## start Recorded information
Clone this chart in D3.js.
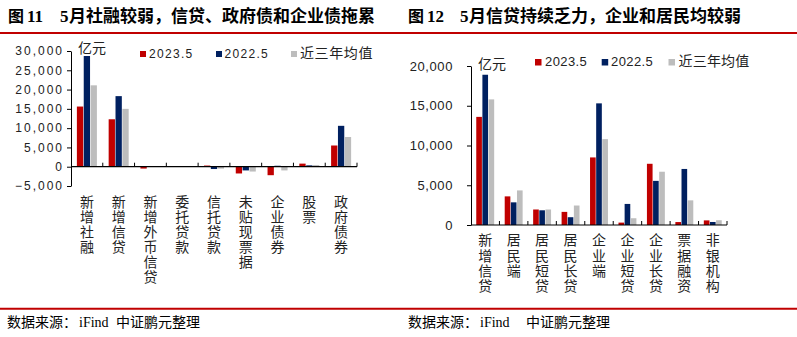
<!DOCTYPE html>
<html>
<head>
<meta charset="utf-8">
<script src="https://cdn.jsdelivr.net/npm/d3@7"></script>
<style>
  body { margin: 0; background: #fff; }
  svg { display: block; }
</style>
</head>
<body>
<svg id="c" width="797" height="337"></svg>
<script>
// ---- data (亿元) ----
const seriesNames = ["2023.5", "2022.5", "近三年均值"];
const seriesColors = ["#C00000", "#002060", "#BDBDBD"];

// Figure 11: social financing components
const tsfCategories = ["新增社融", "新增信贷", "新增外币信贷", "委托贷款", "信托贷款", "未贴现票据", "企业债券", "股票", "政府债券"];
const tsf2023 = [15600, 12300, -480, 20, 300, -1750, -2200, 800, 5500];
const tsf2022 = [28700, 18300, -30, -20, -600, -960, 250, 350, 10600];
const tsfAvg  = [21100, 15000, -60, -60, -500, -1250, -960, 450, 7700];
const tsfTicks = [-5000, 0, 5000, 10000, 15000, 20000, 25000, 30000];

// Figure 12: new RMB loans by sector
const loanCategories = ["新增信贷", "居民端", "居民短贷", "居民长贷", "企业端", "企业短贷", "企业长贷", "票据融资", "非银机构"];
const loan2023 = [13600, 3600, 1950, 1650, 8500, 300, 7700, 370, 580];
const loan2022 = [18900, 2850, 1850, 980, 15300, 2650, 5550, 7050, 380];
const loanAvg  = [15800, 4350, 1950, 2450, 10800, 850, 6700, 3100, 600];
const loanTicks = [0, 5000, 10000, 15000, 20000];

const CJK = "'Noto Sans CJK SC', 'Noto Sans', sans-serif";
const NUM = "'Liberation Sans', Arial, sans-serif";
const SERIF = "'Liberation Serif', 'Times New Roman', serif";

const svg = d3.select("#c");
svg.append("rect").attr("width", 797).attr("height", 337).attr("fill", "#fff");

// ---- header / footer rules ----
svg.append("line").attr("x1", 0).attr("x2", 797).attr("y1", 33).attr("y2", 33)
  .attr("stroke", "#C00000").attr("stroke-width", 2);
svg.append("line").attr("x1", 0).attr("x2", 797).attr("y1", 308.7).attr("y2", 308.7)
  .attr("stroke", "#C00000").attr("stroke-width", 2);

function title(x, num, rest) {
  const t = svg.append("g").attr("fill", "#000").attr("font-weight", "bold");
  t.append("text").attr("x", x).attr("y", 21.5).attr("font-family", CJK).attr("font-size", 16).text("图");
  t.append("text").attr("x", x + 19).attr("y", 21.5).attr("font-family", SERIF).attr("font-size", 17).text(num);
  t.append("text").attr("x", x + 52).attr("y", 21.5).attr("font-family", SERIF).attr("font-size", 17).text("5");
  t.append("text").attr("x", x + 61).attr("y", 21.5).attr("font-family", CJK).attr("font-size", 17).text(rest);
}
title(8, "11", "月社融较弱，信贷、政府债和企业债拖累");
title(408, "12", "月信贷持续乏力，企业和居民均较弱");

function footer(x, gap) {
  const f = svg.append("g").attr("fill", "#000");
  f.append("text").attr("x", x).attr("y", 327).attr("font-family", CJK).attr("font-size", 14).text("数据来源：");
  f.append("text").attr("x", x + 72).attr("y", 327).attr("font-family", SERIF).attr("font-size", 14).text("iFind");
  f.append("text").attr("x", x + 72 + gap).attr("y", 327).attr("font-family", CJK).attr("font-size", 14).text("中证鹏元整理");
}
footer(7, 37);
footer(408, 46);

// ---- grouped bar chart ----
function drawChart(o) {
  const g = svg.append("g");
  const series = [o.a, o.b, o.c];

  const x = d3.scaleBand().domain(o.cats).range([o.x0, o.x1])
    .paddingInner(0.37).paddingOuter(0.185);
  const xs = d3.scaleBand().domain([0, 1, 2]).range([0, x.bandwidth()]).paddingInner(0.08);
  const y = d3.scaleLinear().domain(o.domain).range([o.yBottom, o.yTop]);

  // bars
  const rows = [];
  o.cats.forEach((c, i) => series.forEach((s, k) => rows.push({ c, k, v: s[i] })));
  g.append("g").selectAll("rect").data(rows).join("rect")
    .attr("x", d => x(d.c) + xs(d.k))
    .attr("width", xs.bandwidth())
    .attr("y", d => Math.min(y(d.v), y(0)))
    .attr("height", d => Math.abs(y(d.v) - y(0)))
    .attr("fill", d => seriesColors[d.k]);

  // y axis
  const ya = g.append("g").attr("transform", `translate(${o.x0},0)`)
    .call(d3.axisLeft(y).tickValues(o.ticks).tickSize(4).tickSizeOuter(0)
      .tickPadding(o.tickPad).tickFormat(d3.format(",")));
  ya.select(".domain").attr("stroke", "#000");
  ya.selectAll(".tick line").attr("stroke", "#000");
  ya.selectAll(".tick text").attr("fill", "#222").attr("font-family", NUM)
    .attr("font-size", o.tickSize).attr("letter-spacing", o.tickLS);

  // category axis along zero, ticks between groups pointing up
  const y0 = y(0);
  g.append("line").attr("x1", o.x0).attr("x2", o.x1).attr("y1", y0).attr("y2", y0)
    .attr("stroke", "#000").attr("stroke-width", 1.2);
  const half = (x.step() - x.bandwidth()) / 2;
  const bounds = o.cats.map(c => x(c) - half).slice(1).concat([o.x1]);
  g.append("g").selectAll("line").data(bounds).join("line")
    .attr("x1", d => d).attr("x2", d => d).attr("y1", y0).attr("y2", y0 - 4)
    .attr("stroke", "#000");

  // vertical category labels (top-to-bottom writing)
  g.append("g").attr("fill", "#222").attr("font-family", CJK).attr("font-size", 14)
    .selectAll("text").data(o.cats).join("text")
    .attr("writing-mode", "vertical-rl")
    .attr("letter-spacing", o.labelStep - 14)
    .attr("x", d => x(d) + x.bandwidth() / 2)
    .attr("y", o.labelTop)
    .text(d => d);

  // unit
  g.append("text").attr("x", o.unit[0]).attr("y", o.unit[1]).attr("fill", "#222")
    .attr("font-family", CJK).attr("font-size", 14).text("亿元");

  // legend
  const lg = g.append("g");
  seriesNames.forEach((n, k) => {
    lg.append("rect").attr("x", o.legSq[k]).attr("y", o.legY).attr("width", o.legS).attr("height", o.legS)
      .attr("fill", seriesColors[k]);
    const isNum = /^[0-9.]+$/.test(n);
    lg.append("text").attr("x", o.legTx[k]).attr("y", o.legBase).attr("fill", "#222")
      .attr("font-family", isNum ? NUM : CJK)
      .attr("font-size", isNum ? o.legNumSize : 14)
      .attr("letter-spacing", isNum ? o.legNumLS : o.legCjkLS)
      .text(n);
  });
}

drawChart({
  cats: tsfCategories, a: tsf2023, b: tsf2022, c: tsfAvg, ticks: tsfTicks,
  x0: 71, x1: 357, yTop: 51, yBottom: 186, domain: [-5000, 30000],
  tickSize: 12, tickLS: 2, tickPad: 3,
  labelTop: 195, labelStep: 15,
  unit: [78, 53],
  legSq: [140, 216, 291], legTx: [149, 224.5, 300], legY: 51, legS: 6, legBase: 57.5,
  legNumSize: 12, legNumLS: 1.3, legCjkLS: 0.6
});

drawChart({
  cats: loanCategories, a: loan2023, b: loan2022, c: loanAvg, ticks: loanTicks,
  x0: 471, x1: 727, yTop: 66, yBottom: 225, domain: [0, 20000],
  tickSize: 13, tickLS: 0.6, tickPad: 14,
  labelTop: 233, labelStep: 15.3,
  unit: [478, 69],
  legSq: [535, 601.7, 668.5], legTx: [545, 611, 678.5], legY: 59, legS: 6.5, legBase: 66,
  legNumSize: 13, legNumLS: 0.4, legCjkLS: 0.2
});
</script>
</body>
</html>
## end Recorded information
Problem requirements » Produce an exact copy of each line of data, skipping embedded images.

Answer to this problem »
Clone this chart in D3.js.
<!DOCTYPE html>
<html>
<head>
<meta charset="utf-8">
<script src="https://cdn.jsdelivr.net/npm/d3@7"></script>
<style>
  body { margin: 0; background: #fff; }
  svg { display: block; }
</style>
</head>
<body>
<svg id="c" width="797" height="337"></svg>
<script>
// ---- data (亿元) ----
const seriesNames = ["2023.5", "2022.5", "近三年均值"];
const seriesColors = ["#C00000", "#002060", "#BDBDBD"];

// Figure 11: social financing components
const tsfCategories = ["新增社融", "新增信贷", "新增外币信贷", "委托贷款", "信托贷款", "未贴现票据", "企业债券", "股票", "政府债券"];
const tsf2023 = [15600, 12300, -480, 20, 300, -1750, -2200, 800, 5500];
const tsf2022 = [28700, 18300, -30, -20, -600, -960, 250, 350, 10600];
const tsfAvg  = [21100, 15000, -60, -60, -500, -1250, -960, 450, 7700];
const tsfTicks = [-5000, 0, 5000, 10000, 15000, 20000, 25000, 30000];

// Figure 12: new RMB loans by sector
const loanCategories = ["新增信贷", "居民端", "居民短贷", "居民长贷", "企业端", "企业短贷", "企业长贷", "票据融资", "非银机构"];
const loan2023 = [13600, 3600, 1950, 1650, 8500, 300, 7700, 370, 580];
const loan2022 = [18900, 2850, 1850, 980, 15300, 2650, 5550, 7050, 380];
const loanAvg  = [15800, 4350, 1950, 2450, 10800, 850, 6700, 3100, 600];
const loanTicks = [0, 5000, 10000, 15000, 20000];

const CJK = "'Noto Sans CJK SC', 'Noto Sans', sans-serif";
const NUM = "'Liberation Sans', Arial, sans-serif";
const SERIF = "'Liberation Serif', 'Times New Roman', serif";

const svg = d3.select("#c");
svg.append("rect").attr("width", 797).attr("height", 337).attr("fill", "#fff");

// ---- header / footer rules ----
svg.append("line").attr("x1", 0).attr("x2", 797).attr("y1", 33).attr("y2", 33)
  .attr("stroke", "#C00000").attr("stroke-width", 2);
svg.append("line").attr("x1", 0).attr("x2", 797).attr("y1", 308.7).attr("y2", 308.7)
  .attr("stroke", "#C00000").attr("stroke-width", 2);

function title(x, num, rest) {
  const t = svg.append("g").attr("fill", "#000").attr("font-weight", "bold");
  t.append("text").attr("x", x).attr("y", 21.5).attr("font-family", CJK).attr("font-size", 16).text("图");
  t.append("text").attr("x", x + 19).attr("y", 21.5).attr("font-family", SERIF).attr("font-size", 17).text(num);
  t.append("text").attr("x", x + 52).attr("y", 21.5).attr("font-family", SERIF).attr("font-size", 17).text("5");
  t.append("text").attr("x", x + 61).attr("y", 21.5).attr("font-family", CJK).attr("font-size", 17).text(rest);
}
title(8, "11", "月社融较弱，信贷、政府债和企业债拖累");
title(408, "12", "月信贷持续乏力，企业和居民均较弱");

function footer(x, gap) {
  const f = svg.append("g").attr("fill", "#000");
  f.append("text").attr("x", x).attr("y", 327).attr("font-family", CJK).attr("font-size", 14).text("数据来源：");
  f.append("text").attr("x", x + 72).attr("y", 327).attr("font-family", SERIF).attr("font-size", 14).text("iFind");
  f.append("text").attr("x", x + 72 + gap).attr("y", 327).attr("font-family", CJK).attr("font-size", 14).text("中证鹏元整理");
}
footer(7, 37);
footer(408, 46);

// ---- grouped bar chart ----
function drawChart(o) {
  const g = svg.append("g");
  const series = [o.a, o.b, o.c];

  const x = d3.scaleBand().domain(o.cats).range([o.x0, o.x1])
    .paddingInner(0.37).paddingOuter(0.185);
  const xs = d3.scaleBand().domain([0, 1, 2]).range([0, x.bandwidth()]).paddingInner(0.08);
  const y = d3.scaleLinear().domain(o.domain).range([o.yBottom, o.yTop]);

  // bars
  const rows = [];
  o.cats.forEach((c, i) => series.forEach((s, k) => rows.push({ c, k, v: s[i] })));
  g.append("g").selectAll("rect").data(rows).join("rect")
    .attr("x", d => x(d.c) + xs(d.k))
    .attr("width", xs.bandwidth())
    .attr("y", d => Math.min(y(d.v), y(0)))
    .attr("height", d => Math.abs(y(d.v) - y(0)))
    .attr("fill", d => seriesColors[d.k]);

  // y axis
  const ya = g.append("g").attr("transform", `translate(${o.x0},0)`)
    .call(d3.axisLeft(y).tickValues(o.ticks).tickSize(4).tickSizeOuter(0)
      .tickPadding(o.tickPad).tickFormat(d3.format(",")));
  ya.select(".domain").attr("stroke", "#000");
  ya.selectAll(".tick line").attr("stroke", "#000");
  ya.selectAll(".tick text").attr("fill", "#222").attr("font-family", NUM)
    .attr("font-size", o.tickSize).attr("letter-spacing", o.tickLS);

  // category axis along zero, ticks between groups pointing up
  const y0 = y(0);
  g.append("line").attr("x1", o.x0).attr("x2", o.x1).attr("y1", y0).attr("y2", y0)
    .attr("stroke", "#000").attr("stroke-width", 1.2);
  const half = (x.step() - x.bandwidth()) / 2;
  const bounds = o.cats.map(c => x(c) - half).slice(1).concat([o.x1]);
  g.append("g").selectAll("line").data(bounds).join("line")
    .attr("x1", d => d).attr("x2", d => d).attr("y1", y0).attr("y2", y0 - 4)
    .attr("stroke", "#000");

  // vertical category labels (top-to-bottom writing)
  g.append("g").attr("fill", "#222").attr("font-family", CJK).attr("font-size", 14)
    .selectAll("text").data(o.cats).join("text")
    .attr("writing-mode", "vertical-rl")
    .attr("letter-spacing", o.labelStep - 14)
    .attr("x", d => x(d) + x.bandwidth() / 2)
    .attr("y", o.labelTop)
    .text(d => d);

  // unit
  g.append("text").attr("x", o.unit[0]).attr("y", o.unit[1]).attr("fill", "#222")
    .attr("font-family", CJK).attr("font-size", 14).text("亿元");

  // legend
  const lg = g.append("g");
  seriesNames.forEach((n, k) => {
    lg.append("rect").attr("x", o.legSq[k]).attr("y", o.legY).attr("width", o.legS).attr("height", o.legS)
      .attr("fill", seriesColors[k]);
    const isNum = /^[0-9.]+$/.test(n);
    lg.append("text").attr("x", o.legTx[k]).attr("y", o.legBase).attr("fill", "#222")
      .attr("font-family", isNum ? NUM : CJK)
      .attr("font-size", isNum ? o.legNumSize : 14)
      .attr("letter-spacing", isNum ? o.legNumLS : o.legCjkLS)
      .text(n);
  });
}

drawChart({
  cats: tsfCategories, a: tsf2023, b: tsf2022, c: tsfAvg, ticks: tsfTicks,
  x0: 71, x1: 357, yTop: 51, yBottom: 186, domain: [-5000, 30000],
  tickSize: 12, tickLS: 2, tickPad: 3,
  labelTop: 195, labelStep: 15,
  unit: [78, 53],
  legSq: [140, 216, 291], legTx: [149, 224.5, 300], legY: 51, legS: 6, legBase: 57.5,
  legNumSize: 12, legNumLS: 1.3, legCjkLS: 0.6
});

drawChart({
  cats: loanCategories, a: loan2023, b: loan2022, c: loanAvg, ticks: loanTicks,
  x0: 471, x1: 727, yTop: 66, yBottom: 225, domain: [0, 20000],
  tickSize: 13, tickLS: 0.6, tickPad: 14,
  labelTop: 233, labelStep: 15.3,
  unit: [478, 69],
  legSq: [535, 601.7, 668.5], legTx: [545, 611, 678.5], legY: 59, legS: 6.5, legBase: 66,
  legNumSize: 13, legNumLS: 0.4, legCjkLS: 0.2
});
</script>
</body>
</html>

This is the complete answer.